The recent federal government’s announcement of lifting forex restrictions on 43 items has generated serious tension within the agro-business community, especially in the rice production sector, as fear has gripped many farmers.
It was gathered that the lift has generated a serious concern, especially by medium and mega rice farmers in the state as many of them perceive that the already established rice value chain sector would be in limbo. There is the fear that rice farming would be at great risk following the lifting of the ban on forex, which could lead to massive job losses as many milling companies would have to close down. And rice farming is likely to face extinction threat due to the level of competition that may emerge.
A rice farmer, Malam Usman Bello Barkum, said the news of the lifting of the ban, which is perceived to culminate into border opening, was the worst thing he heard in recent years because the already established sector would crumble. Meaning, there would be no business for farmers like him who have invested heavily in rice production.
“As rice farmers, we made good efforts to come this far. We made a lot of sacrifices to see that the rice value chain developed, but this speculation of border opening has ruined my efforts. Lifting the ban on forex is indeed a serious threat that may lead to rice farming extinction in Nigeria,” he said.
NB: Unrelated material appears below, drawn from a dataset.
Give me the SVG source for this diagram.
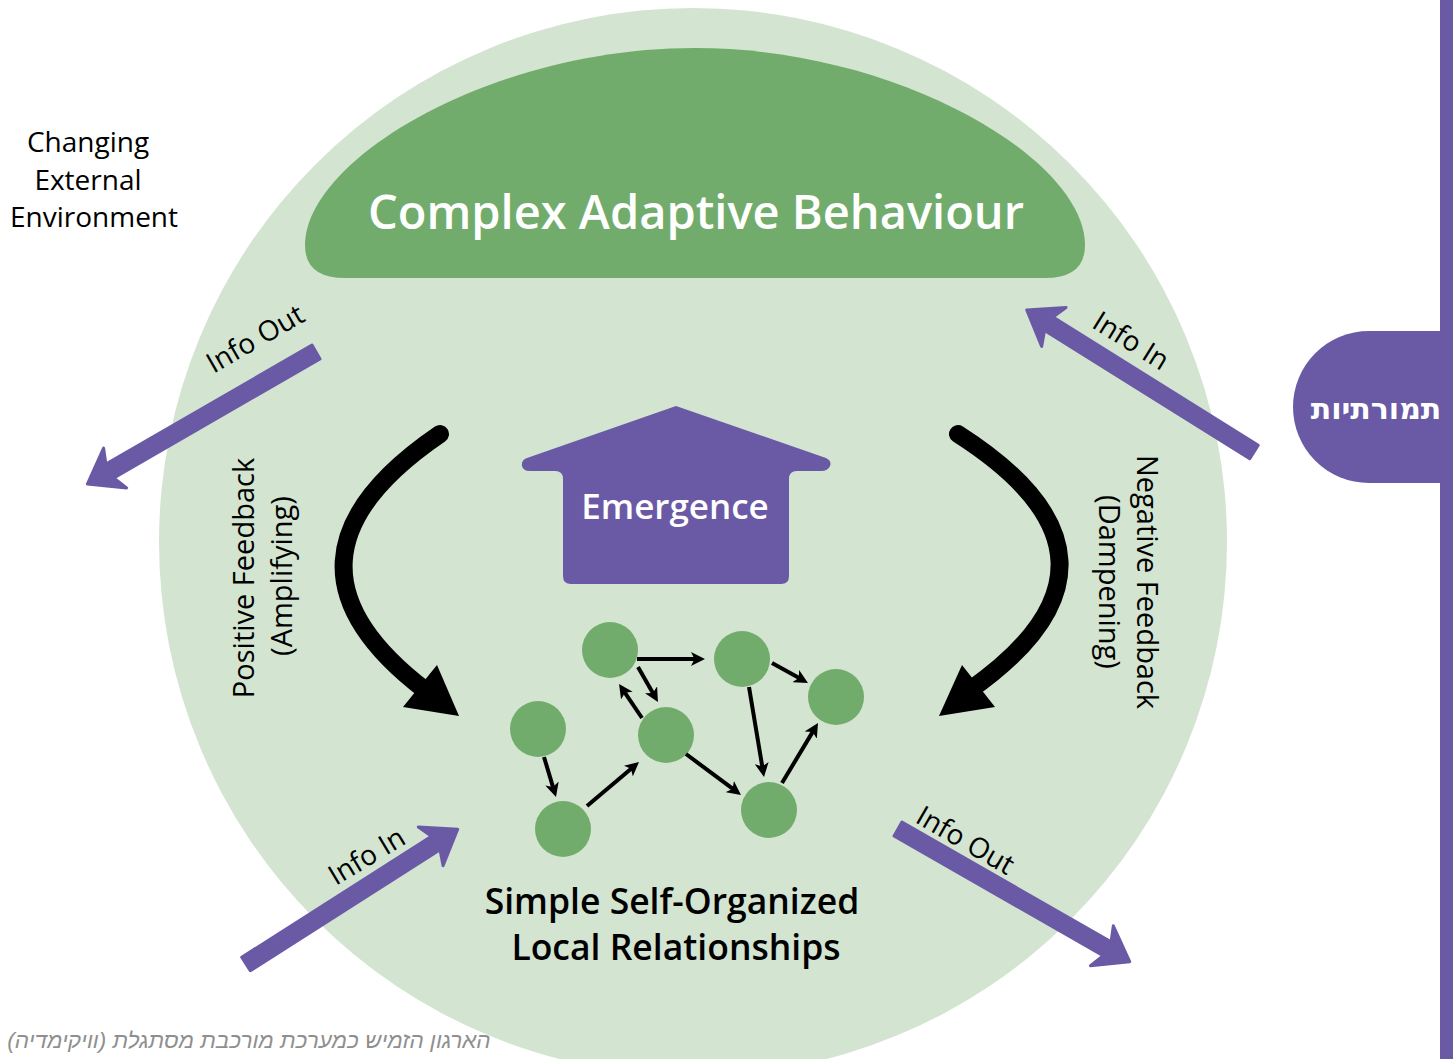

Similarly, the deputy secretary-general of the Rice Farmers Association of Nigeria (RIFAN) in Kano, Malam Ado Hassan, said it was important for a country of over 200million people to be 100 per cent self-reliant in food production. He, however, added that the lifting on forex ban on rice may not affect local production because it is apparent that land borders are still closed and the current dollar exchange rate may not complement the importation of the commodity into Nigeria.
He said what the government ought to have done was to mechanise and subsidise agriculture in terms of fertiliser availability and affordability.
“What Nigerian farmers really need is to move from local agricultural practices to more subsidised mechanised agricultural practices that will allow for mass production. There are millions of farmers that are currently cultivating rice, but the lifting of the ban on forex sent an unnecessary concern. But we told our members not to be scared because things will be fine,” he said.
However, rice millers in Kano State said there was no cause for alarm as Nigerian land borders remained closed for rice importation. According to the managing director, Gerawa Rice Mills, Kano, Alhaji Muhammad Isyaku, the announcement by the federal government is only on forex ban lifting, so rice farmers should not panic.
“Indeed, there is need for clarifications on the new directives, but as its stands, our land borders remain closed for rice importation. However, no doubt, the lifting of ban on forex may not have an immediate negative effect on the rice production sector, but it is obvious that it will have that impact in the long run; therefore, farmers and millers should not worry for now,” he said.
He further explained that with the lifting of ban on forex, rice is automatically out of the question because the exchange rate would not allow importers to import rice. He added that at the international market, a kilogram of rice is selling at $1.4; and with shipment fees, coupled with tax, a 50kg of rice will cost not less than N75,000 when imported to Nigeria legally.